YOUR INSTRUCTIONS: The listing below must be repeated word for word, with its images excluded.

----------

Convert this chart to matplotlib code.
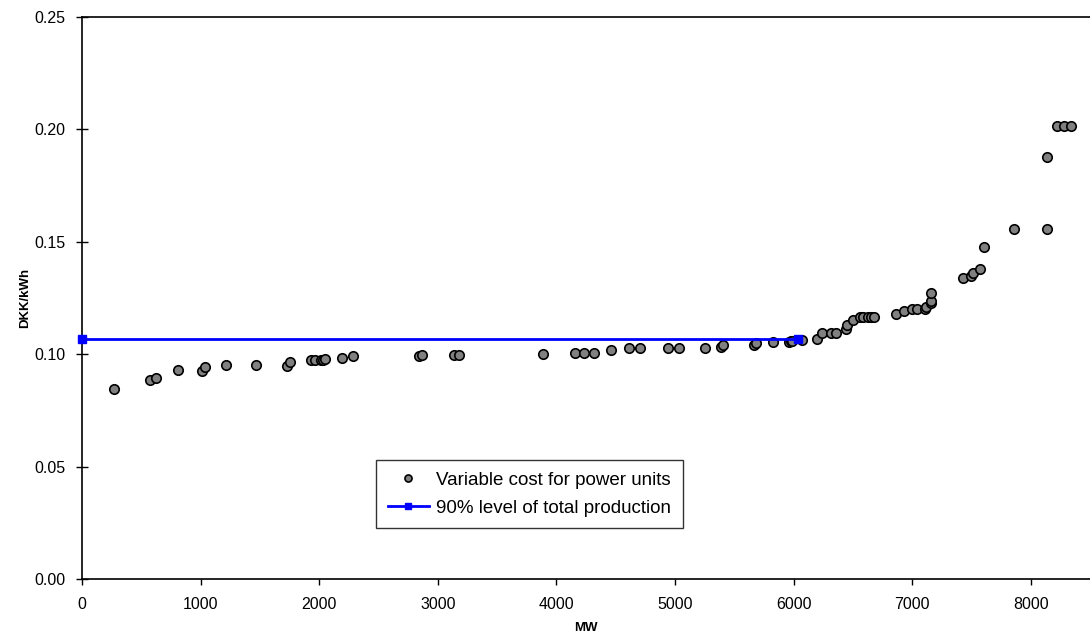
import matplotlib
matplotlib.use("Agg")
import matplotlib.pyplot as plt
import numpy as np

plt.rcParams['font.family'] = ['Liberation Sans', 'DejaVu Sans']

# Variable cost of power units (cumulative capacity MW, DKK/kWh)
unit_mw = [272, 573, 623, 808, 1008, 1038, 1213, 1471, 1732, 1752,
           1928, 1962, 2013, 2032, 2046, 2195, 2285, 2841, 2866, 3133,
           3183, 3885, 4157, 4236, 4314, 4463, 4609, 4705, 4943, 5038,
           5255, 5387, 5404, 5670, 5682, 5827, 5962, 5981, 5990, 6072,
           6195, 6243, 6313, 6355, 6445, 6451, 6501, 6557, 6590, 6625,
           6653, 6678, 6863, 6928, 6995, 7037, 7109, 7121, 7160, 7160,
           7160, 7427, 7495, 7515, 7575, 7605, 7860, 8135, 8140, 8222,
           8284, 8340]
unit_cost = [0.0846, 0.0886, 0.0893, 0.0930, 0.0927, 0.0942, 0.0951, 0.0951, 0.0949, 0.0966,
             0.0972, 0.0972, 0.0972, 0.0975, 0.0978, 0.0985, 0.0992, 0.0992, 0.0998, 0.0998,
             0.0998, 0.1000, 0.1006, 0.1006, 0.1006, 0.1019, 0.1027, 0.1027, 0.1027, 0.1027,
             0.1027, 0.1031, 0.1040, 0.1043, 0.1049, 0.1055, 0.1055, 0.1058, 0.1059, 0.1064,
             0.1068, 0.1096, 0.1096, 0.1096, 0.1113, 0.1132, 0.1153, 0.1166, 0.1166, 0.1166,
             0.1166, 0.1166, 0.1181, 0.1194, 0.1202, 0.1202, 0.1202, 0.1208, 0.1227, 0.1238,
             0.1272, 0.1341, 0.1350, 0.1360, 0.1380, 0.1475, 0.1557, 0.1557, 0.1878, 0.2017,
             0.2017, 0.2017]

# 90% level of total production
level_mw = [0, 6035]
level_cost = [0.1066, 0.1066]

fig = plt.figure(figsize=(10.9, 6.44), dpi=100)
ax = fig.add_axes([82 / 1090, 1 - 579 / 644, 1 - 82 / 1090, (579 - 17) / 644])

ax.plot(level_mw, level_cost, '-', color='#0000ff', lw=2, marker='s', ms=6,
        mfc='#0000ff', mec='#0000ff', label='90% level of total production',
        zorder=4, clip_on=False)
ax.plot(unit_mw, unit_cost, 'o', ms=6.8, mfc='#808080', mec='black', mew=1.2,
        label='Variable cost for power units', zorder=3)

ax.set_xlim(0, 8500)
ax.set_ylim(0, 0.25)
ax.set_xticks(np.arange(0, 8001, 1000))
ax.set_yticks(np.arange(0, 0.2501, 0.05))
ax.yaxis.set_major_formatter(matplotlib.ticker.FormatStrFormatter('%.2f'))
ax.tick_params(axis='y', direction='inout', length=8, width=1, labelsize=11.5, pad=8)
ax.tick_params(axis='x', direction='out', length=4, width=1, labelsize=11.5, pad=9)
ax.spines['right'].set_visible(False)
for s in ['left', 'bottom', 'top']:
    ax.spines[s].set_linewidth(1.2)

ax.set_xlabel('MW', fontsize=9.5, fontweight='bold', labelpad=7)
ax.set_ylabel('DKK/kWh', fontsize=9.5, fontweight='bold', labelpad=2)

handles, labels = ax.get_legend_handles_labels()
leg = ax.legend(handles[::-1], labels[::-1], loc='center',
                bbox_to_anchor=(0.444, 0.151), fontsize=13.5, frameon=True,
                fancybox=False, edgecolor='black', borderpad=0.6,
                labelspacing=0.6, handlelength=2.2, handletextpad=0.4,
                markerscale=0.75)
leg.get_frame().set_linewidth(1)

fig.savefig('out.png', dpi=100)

----------

COMPLETE ANSWER:
Convert this chart to matplotlib code.
import matplotlib
matplotlib.use("Agg")
import matplotlib.pyplot as plt
import numpy as np

plt.rcParams['font.family'] = ['Liberation Sans', 'DejaVu Sans']

# Variable cost of power units (cumulative capacity MW, DKK/kWh)
unit_mw = [272, 573, 623, 808, 1008, 1038, 1213, 1471, 1732, 1752,
           1928, 1962, 2013, 2032, 2046, 2195, 2285, 2841, 2866, 3133,
           3183, 3885, 4157, 4236, 4314, 4463, 4609, 4705, 4943, 5038,
           5255, 5387, 5404, 5670, 5682, 5827, 5962, 5981, 5990, 6072,
           6195, 6243, 6313, 6355, 6445, 6451, 6501, 6557, 6590, 6625,
           6653, 6678, 6863, 6928, 6995, 7037, 7109, 7121, 7160, 7160,
           7160, 7427, 7495, 7515, 7575, 7605, 7860, 8135, 8140, 8222,
           8284, 8340]
unit_cost = [0.0846, 0.0886, 0.0893, 0.0930, 0.0927, 0.0942, 0.0951, 0.0951, 0.0949, 0.0966,
             0.0972, 0.0972, 0.0972, 0.0975, 0.0978, 0.0985, 0.0992, 0.0992, 0.0998, 0.0998,
             0.0998, 0.1000, 0.1006, 0.1006, 0.1006, 0.1019, 0.1027, 0.1027, 0.1027, 0.1027,
             0.1027, 0.1031, 0.1040, 0.1043, 0.1049, 0.1055, 0.1055, 0.1058, 0.1059, 0.1064,
             0.1068, 0.1096, 0.1096, 0.1096, 0.1113, 0.1132, 0.1153, 0.1166, 0.1166, 0.1166,
             0.1166, 0.1166, 0.1181, 0.1194, 0.1202, 0.1202, 0.1202, 0.1208, 0.1227, 0.1238,
             0.1272, 0.1341, 0.1350, 0.1360, 0.1380, 0.1475, 0.1557, 0.1557, 0.1878, 0.2017,
             0.2017, 0.2017]

# 90% level of total production
level_mw = [0, 6035]
level_cost = [0.1066, 0.1066]

fig = plt.figure(figsize=(10.9, 6.44), dpi=100)
ax = fig.add_axes([82 / 1090, 1 - 579 / 644, 1 - 82 / 1090, (579 - 17) / 644])

ax.plot(level_mw, level_cost, '-', color='#0000ff', lw=2, marker='s', ms=6,
        mfc='#0000ff', mec='#0000ff', label='90% level of total production',
        zorder=4, clip_on=False)
ax.plot(unit_mw, unit_cost, 'o', ms=6.8, mfc='#808080', mec='black', mew=1.2,
        label='Variable cost for power units', zorder=3)

ax.set_xlim(0, 8500)
ax.set_ylim(0, 0.25)
ax.set_xticks(np.arange(0, 8001, 1000))
ax.set_yticks(np.arange(0, 0.2501, 0.05))
ax.yaxis.set_major_formatter(matplotlib.ticker.FormatStrFormatter('%.2f'))
ax.tick_params(axis='y', direction='inout', length=8, width=1, labelsize=11.5, pad=8)
ax.tick_params(axis='x', direction='out', length=4, width=1, labelsize=11.5, pad=9)
ax.spines['right'].set_visible(False)
for s in ['left', 'bottom', 'top']:
    ax.spines[s].set_linewidth(1.2)

ax.set_xlabel('MW', fontsize=9.5, fontweight='bold', labelpad=7)
ax.set_ylabel('DKK/kWh', fontsize=9.5, fontweight='bold', labelpad=2)

handles, labels = ax.get_legend_handles_labels()
leg = ax.legend(handles[::-1], labels[::-1], loc='center',
                bbox_to_anchor=(0.444, 0.151), fontsize=13.5, frameon=True,
                fancybox=False, edgecolor='black', borderpad=0.6,
                labelspacing=0.6, handlelength=2.2, handletextpad=0.4,
                markerscale=0.75)
leg.get_frame().set_linewidth(1)

fig.savefig('out.png', dpi=100)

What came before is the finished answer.